• [WHAT YOU WILL DO]:
Are you able to quote each entry exactly as written?

Plotting code records:
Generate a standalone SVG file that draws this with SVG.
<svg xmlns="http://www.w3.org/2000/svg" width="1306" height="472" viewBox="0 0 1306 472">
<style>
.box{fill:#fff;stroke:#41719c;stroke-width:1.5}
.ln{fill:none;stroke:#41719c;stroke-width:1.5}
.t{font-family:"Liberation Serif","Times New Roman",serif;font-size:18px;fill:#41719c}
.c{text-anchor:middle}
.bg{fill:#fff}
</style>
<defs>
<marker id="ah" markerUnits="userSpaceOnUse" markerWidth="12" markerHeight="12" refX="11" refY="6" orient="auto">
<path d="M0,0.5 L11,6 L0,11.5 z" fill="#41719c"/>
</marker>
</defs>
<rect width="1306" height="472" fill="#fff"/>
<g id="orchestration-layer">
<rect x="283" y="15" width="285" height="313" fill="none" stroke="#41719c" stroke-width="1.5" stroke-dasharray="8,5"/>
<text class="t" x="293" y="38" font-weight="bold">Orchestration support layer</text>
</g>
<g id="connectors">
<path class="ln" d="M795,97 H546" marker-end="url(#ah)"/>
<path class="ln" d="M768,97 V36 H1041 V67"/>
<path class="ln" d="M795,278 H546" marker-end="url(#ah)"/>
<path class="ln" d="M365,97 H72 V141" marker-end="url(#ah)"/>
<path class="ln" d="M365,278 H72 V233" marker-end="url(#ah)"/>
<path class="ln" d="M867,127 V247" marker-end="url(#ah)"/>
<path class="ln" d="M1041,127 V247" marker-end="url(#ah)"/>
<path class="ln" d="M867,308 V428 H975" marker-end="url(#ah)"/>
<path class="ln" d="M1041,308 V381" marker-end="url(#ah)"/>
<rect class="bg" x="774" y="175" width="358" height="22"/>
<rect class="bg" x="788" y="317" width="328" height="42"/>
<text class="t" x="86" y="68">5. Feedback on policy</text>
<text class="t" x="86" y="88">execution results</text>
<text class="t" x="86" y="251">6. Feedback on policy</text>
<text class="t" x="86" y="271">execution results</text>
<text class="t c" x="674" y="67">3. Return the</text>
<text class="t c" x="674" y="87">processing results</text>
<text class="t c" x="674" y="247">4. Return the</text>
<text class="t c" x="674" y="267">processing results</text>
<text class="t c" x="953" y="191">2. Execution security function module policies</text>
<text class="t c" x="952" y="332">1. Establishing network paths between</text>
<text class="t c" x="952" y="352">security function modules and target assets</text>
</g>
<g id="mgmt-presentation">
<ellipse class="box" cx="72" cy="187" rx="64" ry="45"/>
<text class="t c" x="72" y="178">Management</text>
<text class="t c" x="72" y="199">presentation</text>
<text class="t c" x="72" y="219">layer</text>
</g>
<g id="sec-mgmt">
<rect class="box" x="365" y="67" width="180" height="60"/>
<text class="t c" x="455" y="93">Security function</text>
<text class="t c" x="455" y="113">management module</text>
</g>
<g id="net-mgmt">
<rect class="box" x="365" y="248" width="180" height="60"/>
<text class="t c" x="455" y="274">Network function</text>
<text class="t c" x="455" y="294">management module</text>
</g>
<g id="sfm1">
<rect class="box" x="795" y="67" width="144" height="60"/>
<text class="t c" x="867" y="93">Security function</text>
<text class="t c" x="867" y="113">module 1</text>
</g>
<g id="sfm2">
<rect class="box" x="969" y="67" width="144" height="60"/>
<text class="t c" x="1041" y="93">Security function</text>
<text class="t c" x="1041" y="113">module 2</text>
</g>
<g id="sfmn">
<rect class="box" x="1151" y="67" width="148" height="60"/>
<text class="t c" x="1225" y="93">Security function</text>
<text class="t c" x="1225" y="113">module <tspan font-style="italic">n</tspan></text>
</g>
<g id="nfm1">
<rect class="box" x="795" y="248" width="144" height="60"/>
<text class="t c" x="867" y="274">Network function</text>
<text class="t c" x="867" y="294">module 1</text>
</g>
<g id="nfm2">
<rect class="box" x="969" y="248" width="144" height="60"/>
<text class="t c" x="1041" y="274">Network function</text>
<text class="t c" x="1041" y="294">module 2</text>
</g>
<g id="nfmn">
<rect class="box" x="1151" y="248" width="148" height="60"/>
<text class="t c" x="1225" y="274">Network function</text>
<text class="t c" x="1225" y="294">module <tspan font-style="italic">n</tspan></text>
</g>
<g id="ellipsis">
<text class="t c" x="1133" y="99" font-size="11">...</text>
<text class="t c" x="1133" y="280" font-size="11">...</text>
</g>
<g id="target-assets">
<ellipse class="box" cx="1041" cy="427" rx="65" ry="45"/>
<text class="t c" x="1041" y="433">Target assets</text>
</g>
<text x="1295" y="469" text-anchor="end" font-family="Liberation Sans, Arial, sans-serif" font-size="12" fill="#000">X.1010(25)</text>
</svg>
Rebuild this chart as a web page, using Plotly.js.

• [OUTPUT BELOW]:
Generate a standalone SVG file that draws this with SVG.
<svg xmlns="http://www.w3.org/2000/svg" width="1306" height="472" viewBox="0 0 1306 472">
<style>
.box{fill:#fff;stroke:#41719c;stroke-width:1.5}
.ln{fill:none;stroke:#41719c;stroke-width:1.5}
.t{font-family:"Liberation Serif","Times New Roman",serif;font-size:18px;fill:#41719c}
.c{text-anchor:middle}
.bg{fill:#fff}
</style>
<defs>
<marker id="ah" markerUnits="userSpaceOnUse" markerWidth="12" markerHeight="12" refX="11" refY="6" orient="auto">
<path d="M0,0.5 L11,6 L0,11.5 z" fill="#41719c"/>
</marker>
</defs>
<rect width="1306" height="472" fill="#fff"/>
<g id="orchestration-layer">
<rect x="283" y="15" width="285" height="313" fill="none" stroke="#41719c" stroke-width="1.5" stroke-dasharray="8,5"/>
<text class="t" x="293" y="38" font-weight="bold">Orchestration support layer</text>
</g>
<g id="connectors">
<path class="ln" d="M795,97 H546" marker-end="url(#ah)"/>
<path class="ln" d="M768,97 V36 H1041 V67"/>
<path class="ln" d="M795,278 H546" marker-end="url(#ah)"/>
<path class="ln" d="M365,97 H72 V141" marker-end="url(#ah)"/>
<path class="ln" d="M365,278 H72 V233" marker-end="url(#ah)"/>
<path class="ln" d="M867,127 V247" marker-end="url(#ah)"/>
<path class="ln" d="M1041,127 V247" marker-end="url(#ah)"/>
<path class="ln" d="M867,308 V428 H975" marker-end="url(#ah)"/>
<path class="ln" d="M1041,308 V381" marker-end="url(#ah)"/>
<rect class="bg" x="774" y="175" width="358" height="22"/>
<rect class="bg" x="788" y="317" width="328" height="42"/>
<text class="t" x="86" y="68">5. Feedback on policy</text>
<text class="t" x="86" y="88">execution results</text>
<text class="t" x="86" y="251">6. Feedback on policy</text>
<text class="t" x="86" y="271">execution results</text>
<text class="t c" x="674" y="67">3. Return the</text>
<text class="t c" x="674" y="87">processing results</text>
<text class="t c" x="674" y="247">4. Return the</text>
<text class="t c" x="674" y="267">processing results</text>
<text class="t c" x="953" y="191">2. Execution security function module policies</text>
<text class="t c" x="952" y="332">1. Establishing network paths between</text>
<text class="t c" x="952" y="352">security function modules and target assets</text>
</g>
<g id="mgmt-presentation">
<ellipse class="box" cx="72" cy="187" rx="64" ry="45"/>
<text class="t c" x="72" y="178">Management</text>
<text class="t c" x="72" y="199">presentation</text>
<text class="t c" x="72" y="219">layer</text>
</g>
<g id="sec-mgmt">
<rect class="box" x="365" y="67" width="180" height="60"/>
<text class="t c" x="455" y="93">Security function</text>
<text class="t c" x="455" y="113">management module</text>
</g>
<g id="net-mgmt">
<rect class="box" x="365" y="248" width="180" height="60"/>
<text class="t c" x="455" y="274">Network function</text>
<text class="t c" x="455" y="294">management module</text>
</g>
<g id="sfm1">
<rect class="box" x="795" y="67" width="144" height="60"/>
<text class="t c" x="867" y="93">Security function</text>
<text class="t c" x="867" y="113">module 1</text>
</g>
<g id="sfm2">
<rect class="box" x="969" y="67" width="144" height="60"/>
<text class="t c" x="1041" y="93">Security function</text>
<text class="t c" x="1041" y="113">module 2</text>
</g>
<g id="sfmn">
<rect class="box" x="1151" y="67" width="148" height="60"/>
<text class="t c" x="1225" y="93">Security function</text>
<text class="t c" x="1225" y="113">module <tspan font-style="italic">n</tspan></text>
</g>
<g id="nfm1">
<rect class="box" x="795" y="248" width="144" height="60"/>
<text class="t c" x="867" y="274">Network function</text>
<text class="t c" x="867" y="294">module 1</text>
</g>
<g id="nfm2">
<rect class="box" x="969" y="248" width="144" height="60"/>
<text class="t c" x="1041" y="274">Network function</text>
<text class="t c" x="1041" y="294">module 2</text>
</g>
<g id="nfmn">
<rect class="box" x="1151" y="248" width="148" height="60"/>
<text class="t c" x="1225" y="274">Network function</text>
<text class="t c" x="1225" y="294">module <tspan font-style="italic">n</tspan></text>
</g>
<g id="ellipsis">
<text class="t c" x="1133" y="99" font-size="11">...</text>
<text class="t c" x="1133" y="280" font-size="11">...</text>
</g>
<g id="target-assets">
<ellipse class="box" cx="1041" cy="427" rx="65" ry="45"/>
<text class="t c" x="1041" y="433">Target assets</text>
</g>
<text x="1295" y="469" text-anchor="end" font-family="Liberation Sans, Arial, sans-serif" font-size="12" fill="#000">X.1010(25)</text>
</svg>
Rebuild this chart as a web page, using Plotly.js.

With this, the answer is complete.